Сразу, официально заявляю, что комсорг нашего взвода — курсант Серега Филин, был замечательный и справедливый мужик, который всегда делил с нами в полном объеме все тяготы и лишения воинской службы. От работы он не прятался, от проблем не увиливал, а так же принимал самое активное участие в наших небольших невинных шалостях и периодических безобразиях.

Остальные курсанты-комсорги в других взводах и классных отделениях нашей 4-й роты и соседних братских рот, входящих в 1-й учебный батальон, тоже были нормальные и вменяемые ребята, которые никогда не филонили от службы и работы. Они с честью и достоинством несли общественную нагрузку по проведению формальных и бестолковых комсомольских собраний, в строгом соответствии с Планом работы комсомольской организации батальона, разработанного при непосредственном участии великого комсомольского вождя Конфоркина, который, будучи вожаком комсомольской организации роты, заслужил всеобщее массовое презрение.

Пришло время выпуска из училища и Конфоркин был с позором изгнан из рядов вчерашних курсантов, а ныне молодых офицеров, которые весело и в теплой дружеской обстановке отмечали присвоение первого воинского звания — лейтенант. Где, с кем, как обмывал свои золотые погоны и первые звездочки, великий комсомольский вождь Конфоркин, никого не волновало.

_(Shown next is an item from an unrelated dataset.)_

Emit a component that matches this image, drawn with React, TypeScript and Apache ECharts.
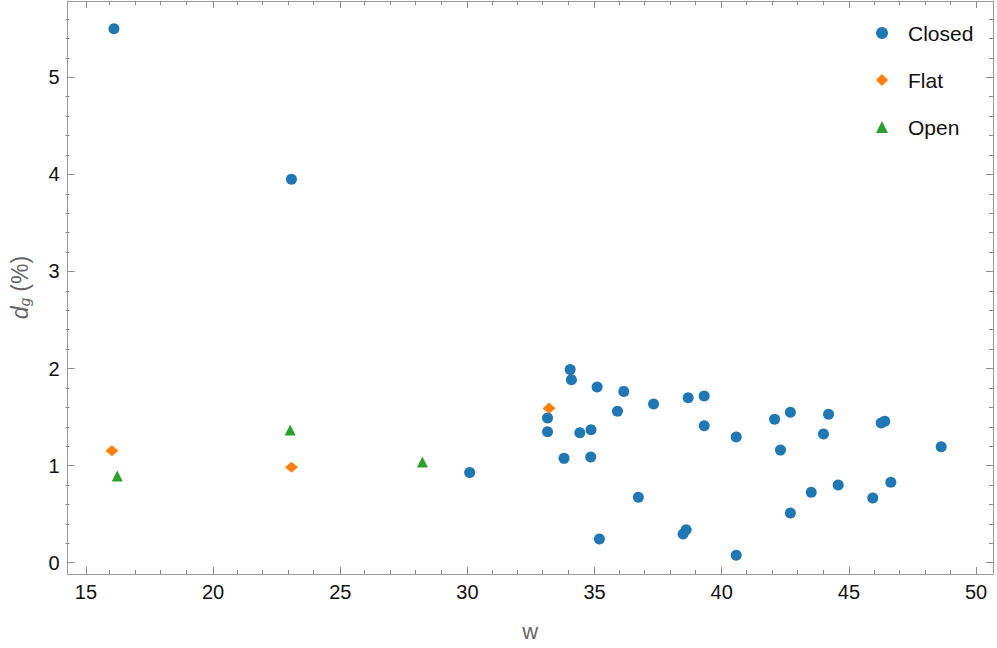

Тем не менее, лично я, и все мои сослуживцы, испытываем глубокое чувство искреннего уважения к курсантам, занимавшим ответственные посты в руководстве первичными комсомольскими организациями, за их честность и принципиальность, надежность и справедливость, добросовестность, работоспособность, скромность и порядочность, а так же — сохраненное чувство собственного достоинства. Троекратное «Ура!» Вам, ребята!

А вот должности повыше в комсомолько-партийной иерархии занимают уже ребятки с гнильцой. Оно и понятно. Результат строгой селекции и искусственного отбора! Номенклатура! Элита! Генофонд!